That said, is there a particular reason (other than a chunk of code not really necessary to functionality) that save game files don't work that way?
Java serialization was once popular, it was an initial design decision to use it, it was somewhat easy. We would actually like for save games to work more like you have described. It's a very large project, that is all, and we have a large backlog of small and large projects that we are working on and collectively there is not that much development labor available.

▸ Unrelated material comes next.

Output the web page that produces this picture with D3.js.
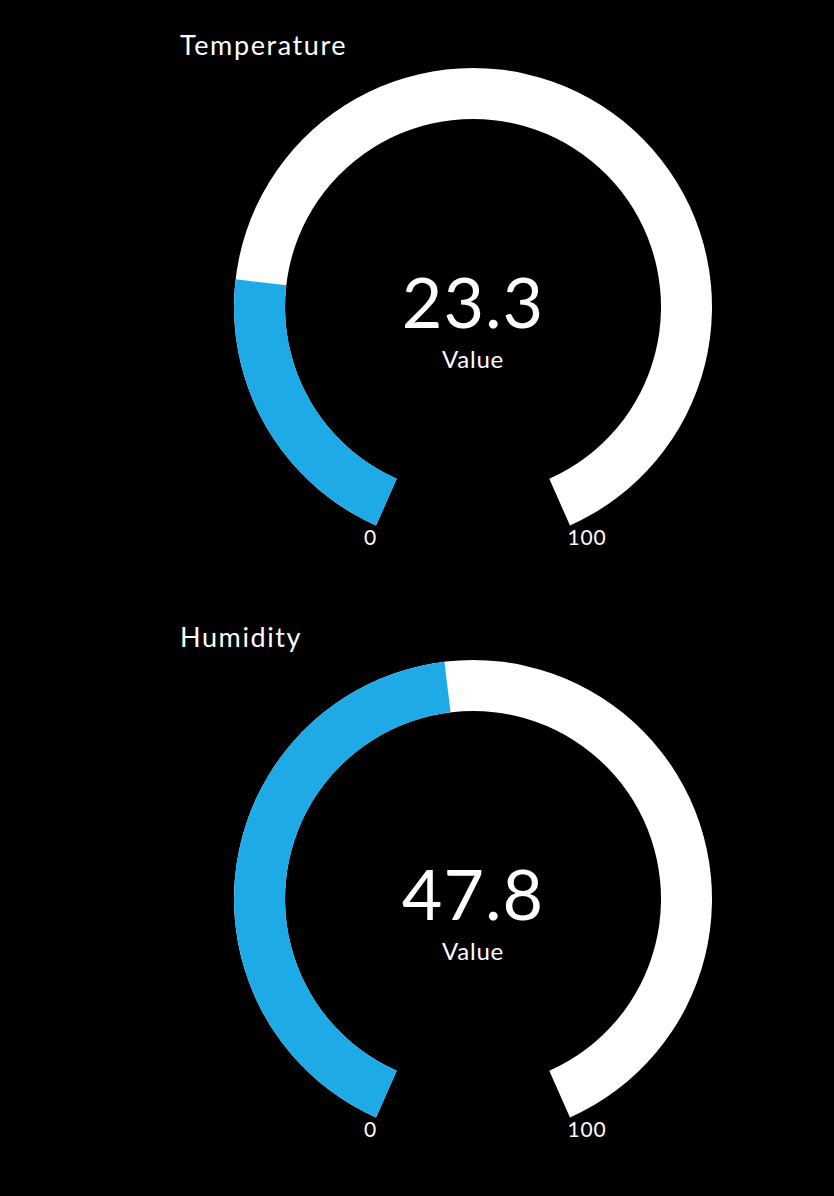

Re: performance requirements
These are the wrong things to focus on. First focus on functionality, what are you going to built? What value will it provide, how will it be used? You need a good product for anything else to matter. Then I'd encourage to stop worrying about specs. Simple and well done architectures are fast and perform well. Simple code is usually fast code. Once you have a reasonable design in place and functioning, then you can start analyzing where the performance bottlenecks are and where to go to optimize. It's a ways to get to that point, and once you are there the process is to measure, change, repeat. Humans have generally very bad intuitions for where performance problems will arise. It's also easy to try and fix all performance problems as optimization problems when they are really design problems. One can look at a block of code and wonder "how can I make this faster", and sometimes the right answer is, "how can I avoid needing to execute this in the first place?" That is why keeping things simple and working is very important, it lets you reason about what your code is doing. For example TripleA does a lot of calculations twice, why? Because there are 15 layers of call indirection separating the two which creates several thousands of lines of code in between the duplication.
Bottom line
OUr time is short in just about every way imaginable. I'm pretty sure and somewhat regrettfully going to say, if you want something that interoperates with TripleA, it's potentially one of and likely all of: untractable and/or a truly huge project
We have wanted to for example to allow TripleA to run on web browsers, or phones. That project is probably 3-8 years away from being completed if it were started today.